The season was marred by a tragic event on 30 October 1999, during the Partizan vs. Red Star tie (113th edition of the Večiti derbi) when seventeen-year-old Red Star fan Aleksandar "Aca" Radović from Opovo was killed by a signalling rocket fired from within the stadium. Radović, a third-year student at the First Belgrade Gymnasium, was supporting his team from the Partizan Stadium's north end when in 20th minute of the match he got hit in the chest by a flare gun-fired signaling rocket from the opposite end of the stadium, which is where Partizan fans were located.
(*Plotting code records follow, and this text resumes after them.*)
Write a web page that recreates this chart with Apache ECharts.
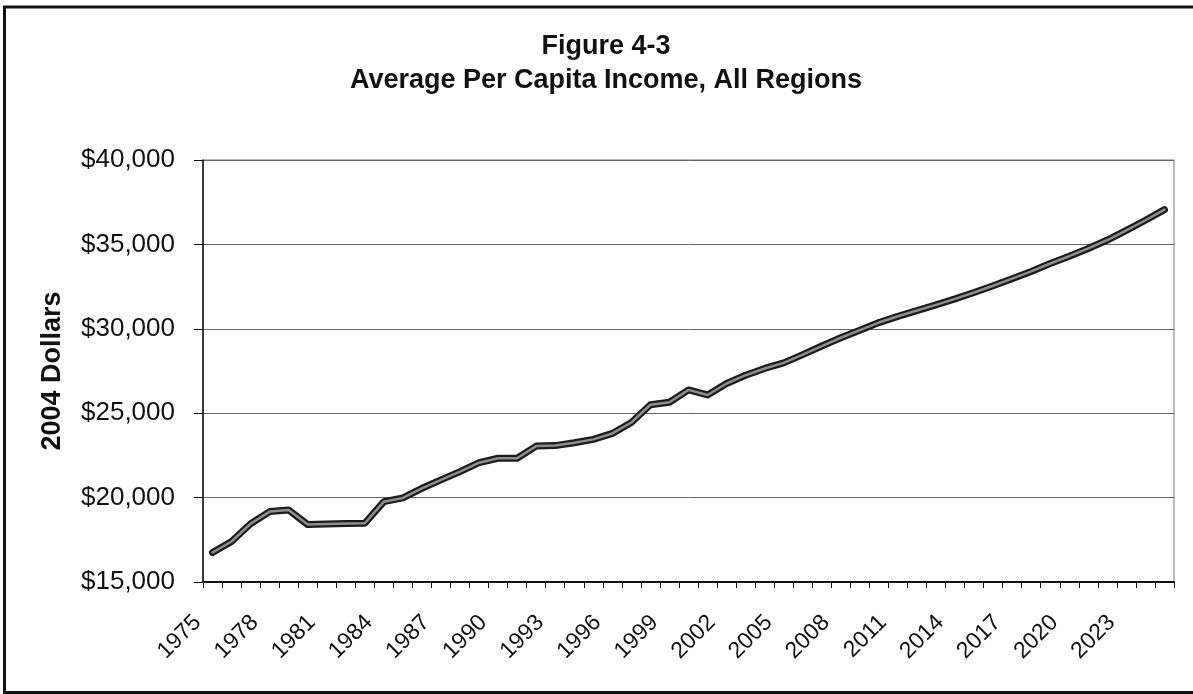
<!DOCTYPE html>
<html>
<head>
<meta charset="utf-8">
<title>Figure 4-3 Average Per Capita Income, All Regions</title>
<script src="https://cdn.jsdelivr.net/npm/echarts@6/dist/echarts.min.js"></script>
<style>
  html, body { margin: 0; padding: 0; background: #ffffff; }
  #chart { width: 1193px; height: 694px; }
</style>
</head>
<body>
<div id="chart"></div>
<script>
// Years on the category axis
const years = [
  '1975','1976','1977','1978','1979','1980','1981','1982','1983','1984',
  '1985','1986','1987','1988','1989','1990','1991','1992','1993','1994',
  '1995','1996','1997','1998','1999','2000','2001','2002','2003','2004',
  '2005','2006','2007','2008','2009','2010','2011','2012','2013','2014',
  '2015','2016','2017','2018','2019','2020','2021','2022','2023','2024',
  '2025'
];

// Average per capita income, all regions (2004 dollars)
const incomeValues = [
  16750, 17400, 18450, 19170, 19270, 18400, 18430, 18460, 18480, 19760,
  19980, 20550, 21050, 21540, 22070, 22330, 22330, 23050, 23080, 23250,
  23450, 23800, 24450, 25500, 25650, 26380, 26080, 26760, 27250, 27650,
  27980, 28470, 28980, 29470, 29920, 30370, 30740, 31080, 31420, 31770,
  32150, 32550, 32970, 33400, 33870, 34300, 34760, 35260, 35830, 36430,
  37060
];

// Value axis range and step
const yMin = 15000;
const yMax = 40000;
const yStep = 5000;

const titleLines = ['Figure 4-3', 'Average Per Capita Income, All Regions'];
const yAxisTitle = '2004 Dollars';

const FONT = "'Liberation Sans', Arial, Helvetica, sans-serif";

const chart = echarts.init(document.getElementById('chart'), null, { renderer: 'canvas' });

const option = {
  backgroundColor: '#ffffff',
  animation: false,
  title: {
    text: titleLines.join('\n'),
    left: 601,
    top: 25,
    textAlign: 'center',
    textStyle: {
      fontFamily: FONT,
      fontSize: 27,
      fontWeight: 'bold',
      color: '#111',
      lineHeight: 34
    }
  },
  // Outer frame of the figure
  graphic: [{
    type: 'rect',
    silent: true,
    shape: { x: 4.5, y: 7, width: 1200, height: 685.5 },
    style: { fill: 'none', stroke: '#111', lineWidth: 3 }
  }],
  grid: {
    left: 203,
    right: 19,
    top: 160,
    bottom: 112,
    show: true,
    borderColor: '#777',
    borderWidth: 1
  },
  xAxis: {
    type: 'category',
    data: years,
    boundaryGap: true,
    axisLine: { show: true, lineStyle: { color: '#111', width: 2 } },
    axisTick: {
      show: true,
      interval: 0,
      alignWithLabel: false,
      length: 6,
      lineStyle: { color: '#111', width: 1 }
    },
    axisLabel: {
      interval: 2,
      rotate: 45,
      margin: 22,
      padding: [0, 21, 0, 0],
      fontFamily: FONT,
      fontSize: 23,
      color: '#111'
    },
    splitLine: { show: false }
  },
  yAxis: {
    type: 'value',
    min: yMin,
    max: yMax,
    interval: yStep,
    name: yAxisTitle,
    nameLocation: 'middle',
    nameGap: 137,
    nameTextStyle: {
      fontFamily: FONT,
      fontSize: 27,
      fontWeight: 'bold',
      color: '#111'
    },
    axisLine: { show: true, lineStyle: { color: '#111', width: 1.5 } },
    axisTick: { show: true, length: 9, lineStyle: { color: '#111', width: 1 } },
    axisLabel: {
      margin: 28,
      fontFamily: FONT,
      fontSize: 26,
      color: '#111',
      formatter: function (v) { return '$' + v.toLocaleString('en-US'); }
    },
    splitLine: { show: true, lineStyle: { color: '#666', width: 1 } }
  },
  series: [
    {
      // dark outer stroke of the income line
      name: 'Income outline',
      type: 'line',
      data: incomeValues,
      symbol: 'none',
      smooth: false,
      lineStyle: { color: '#1c1c1c', width: 7, cap: 'round', join: 'round' },
      z: 3
    },
    {
      // lighter core of the income line
      name: 'Income',
      type: 'line',
      data: incomeValues,
      symbol: 'none',
      smooth: false,
      lineStyle: { color: '#8e8e8e', width: 2.5, cap: 'round', join: 'round' },
      z: 4
    }
  ]
};

chart.setOption(option);
</script>
</body>
</html>
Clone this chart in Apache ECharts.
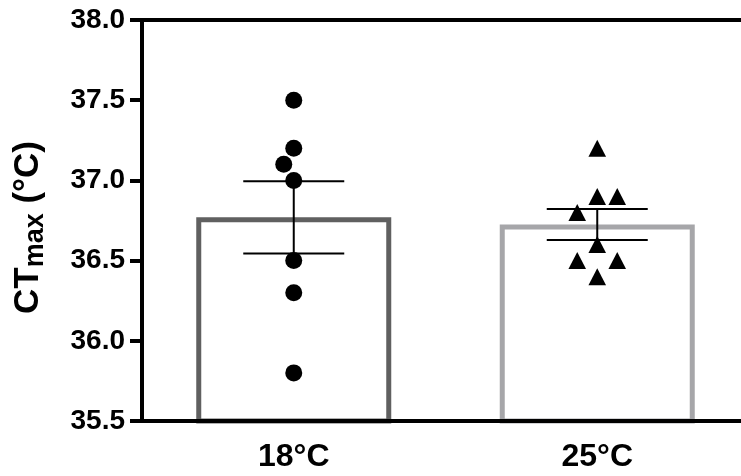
<!DOCTYPE html>
<html><head><meta charset="utf-8">
<script src="https://cdn.jsdelivr.net/npm/echarts@6/dist/echarts.min.js"></script>
<style>html,body{margin:0;padding:0;background:#fff}#c{width:741px;height:476px}</style>
</head><body><div id="c"></div>
<script>
// ---- data ----
const categories = ['18°C', '25°C'];
const meanValues = [36.77, 36.725];
const semValues = [0.225, 0.097];
const points18 = [37.5, 37.2, 37.1, 37.0, 36.5, 36.3, 35.8];
const points25 = [37.2, 36.9, 36.8, 36.9, 36.6, 36.5, 36.5, 36.4];
const yTicks = [35.5, 36.0, 36.5, 37.0, 37.5, 38.0];

// ---- style ----
const FONT = "'Liberation Sans', Arial, Helvetica, sans-serif";
const barBorders = ['#606060', '#a6a6a9'];

// beeswarm: place points (in given order) avoiding overlap; alternate sides on collision
function swarm(values, catIndex, api, step, thr) {
  const placed = [];
  let pref = -1;
  return values.map(function (v) {
    const p = api.coord([catIndex, v]);
    let chosen = 0;
    const cands = [0];
    for (let k = 1; k <= 4; k++) { cands.push(pref * k * step, -pref * k * step); }
    for (let c = 0; c < cands.length; c++) {
      const dx0 = cands[c];
      const ok = placed.every(function (q) {
        const dx = p[0] + dx0 - q[0], dy = p[1] - q[1];
        return Math.sqrt(dx * dx + dy * dy) >= thr;
      });
      if (ok) { chosen = dx0; break; }
    }
    if (chosen !== 0) pref = -pref;
    placed.push([p[0] + chosen, p[1]]);
    return [p[0] + chosen, p[1]];
  });
}

function pointSeries(values, catIndex, shape, step) {
  return {
    type: 'custom',
    z: 6,
    data: values.map(function (v) { return [catIndex, v]; }),
    encode: { x: 0, y: 1 },
    renderItem: function (params, api) {
      const pos = swarm(values, catIndex, api, step, 16.5)[params.dataIndex];
      if (shape === 'circle') {
        return { type: 'circle', shape: { cx: pos[0], cy: pos[1], r: 8.5 }, style: { fill: '#000' } };
      }
      const hw = 8.8, hh = 8.5;
      return { type: 'polygon', shape: { points: [[pos[0], pos[1] - hh], [pos[0] + hw, pos[1] + hh], [pos[0] - hw, pos[1] + hh]] }, style: { fill: '#000' } };
    }
  };
}

const chart = echarts.init(document.getElementById('c'), null, { renderer: 'canvas' });
chart.setOption({
  animation: false,
  backgroundColor: '#fff',
  grid: { left: 142, top: 20, width: 607, bottom: 55, containLabel: false, outerBoundsMode: 'none' },
  xAxis: [{
    type: 'category',
    data: categories,
    z: 3,
    axisLine: { lineStyle: { color: '#000', width: 4 } },
    axisTick: { alignWithLabel: true, length: 10, lineStyle: { color: '#000', width: 4 } },
    axisLabel: { fontSize: 32, fontWeight: 'bold', color: '#000', fontFamily: FONT, margin: 20 },
    splitLine: { show: false }
  }, {
    type: 'category',
    data: categories,
    position: 'top',
    z: 3,
    axisLine: { lineStyle: { color: '#000', width: 4 } },
    axisTick: { show: false },
    axisLabel: { show: false }
  }],
  yAxis: {
    type: 'value',
    min: yTicks[0],
    max: yTicks[yTicks.length - 1],
    interval: yTicks[1] - yTicks[0],
    z: 3,
    axisLine: { show: true, lineStyle: { color: '#000', width: 4 } },
    axisTick: { show: true, length: 12, lineStyle: { color: '#000', width: 4 } },
    axisLabel: { fontSize: 28, fontWeight: 'bold', color: '#000', fontFamily: FONT, margin: 17,
      formatter: function (v) { return v.toFixed(1); } },
    splitLine: { show: false },
    name: '{a|CT}{b|max}{a| (°C)}',
    nameLocation: 'middle',
    nameGap: 93,
    nameTextStyle: {
      padding: [0, 14, 0, 0],
      rich: {
        a: { fontSize: 35, fontWeight: 'bold', color: '#000', fontFamily: FONT, lineHeight: 42 },
        b: { fontSize: 27, fontWeight: 'bold', color: '#000', fontFamily: FONT, lineHeight: 27, verticalAlign: 'bottom' }
      }
    }
  },
  series: [{
    type: 'bar',
    data: meanValues.map(function (v, i) {
      return { value: v, itemStyle: { color: '#fff', borderColor: barBorders[i], borderWidth: 5 } };
    }),
    barWidth: 195,
    clip: true,
    z: 2
  }, {
    type: 'custom',
    z: 5,
    data: meanValues.map(function (m, i) { return [i, m, semValues[i]]; }),
    encode: { x: 0, y: 1 },
    renderItem: function (params, api) {
      const i = api.value(0), m = api.value(1), s = api.value(2);
      const top = api.coord([i, m + s]), bot = api.coord([i, m - s]);
      const half = 50.5;
      const st = { stroke: '#000', lineWidth: 2 };
      return { type: 'group', children: [
        { type: 'line', shape: { x1: top[0], y1: top[1], x2: bot[0], y2: bot[1] }, style: st },
        { type: 'line', shape: { x1: top[0] - half, y1: top[1], x2: top[0] + half, y2: top[1] }, style: st },
        { type: 'line', shape: { x1: bot[0] - half, y1: bot[1], x2: bot[0] + half, y2: bot[1] }, style: st }
      ] };
    }
  },
  pointSeries(points18, 0, 'circle', 10),
  pointSeries(points25, 1, 'triangle', 20)
  ]
});
</script>
</body></html>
Partizan had just scored courtesy of Saša Ilić to go up 1-0 and, as a way of celebrating the goal, certain section of their ultra fans, Grobari, fired a series of ship-signalling rockets from the south stand where they traditionally gather. Most of the rockets landed on the stadium's north stand, the gathering point of Red Star's fans Delije, and one of them hit the unfortunate teenager right in the chest near his throat, cutting his aorta. He died almost instantly as he was being moved from the stands onto the stadium's athletic track and into the ambulance car.

Amazingly, the match was not stopped and the two teams continued playing, a decision that led to a lot of public criticism directed at two clubs, the football league, and the FA.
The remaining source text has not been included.